Building Digital Humanities Symposium

The building Digital Humanities symposium explored the conditions in wihch Digital Humanities (DH) can flourish at institutional, inter-institutional, national and supra-national level.

Further details (including video links to all presentations on the programme) can be found by visiting the links in the menu to the left of this page.

Across the course of  the symposium, we considered issues such as building networks, infrastructures, research and industry collaborations, public engagement and citizen scholarhips, and career paths for individual researchers.

DH has presented a set of novel ossues and dilemmas for both Humanities scholars and their collaborators, partners and facilitators in venues as diverse as the classroom, the library, industry, IT, government agencies and university research offices.

As DH practices have increasingly challenged the lone scholar model of humanities research and embedded computational technologies at the hart of much cutting-edge scholarship, new challenges have arisen around infrastructure, collaborative models, approaches to scholarly attribution and accrediation, data-sharing, data-preservation, access to data, and appropirate training and career structures.

The choices policy makers, administrators and individual researhers take in response to these challenges have real world consequences, shaping, facilitating, or  impending individual careers, research agendas, or institutional or national initiatives.

The symposium's purpose – the first globally to address these themes directly - was to explore how infrastructures, funding models, reward systems, collaborative partnerships, institutional arrangements and public engagement interact organically to shape the interdisciplinary field of Digital Humanities as a lived, everyday scholarly and personal experience, and how that impacts on the final research, societal and personal outcomes.
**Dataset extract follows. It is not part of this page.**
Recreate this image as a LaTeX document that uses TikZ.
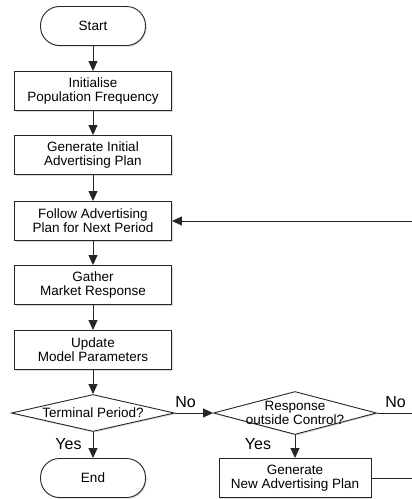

The stakeholders and beneficiaries of this discussion extend beyond traditional academia to embrace policy-makers and university administrators; collaborators in industry, publishing and the GLAM sector (Galleries, Libraries, Art Galleries and Museums); and engaged citizens and citizen scholars. Members from all these groups, as well as academics and students, were encouraged to participate in the symposium and engage in our discussions.

The symposium gave particular attention to the challenges of building Digital Humanities in the Global South, where infrastructural and funding challenges are significantly different to the Global North, and to the ethical and practical challenges and opportunities of engaging with Indigenous communities through digital research. These twin themes were addressed both through designated sessions and embedded across the symposium as a whole. A further distinctive feature of the symposium was the collaboration of representatives of the digital publishing industry and academic technologists embedded in universities or commercial organisations.

The symposium took place across a series of thirty sessions spread over a three-week period (6/7 November-25 November), with sessions lasting for ninety minutes to two hours timed for morning and evening in Australia, in order to cater for presenters and audiences around the globe. Panellists for the symposium were selected by invitation by an International Scientific Committee, but all registered participants were able to participate in discussions via a Q and A function.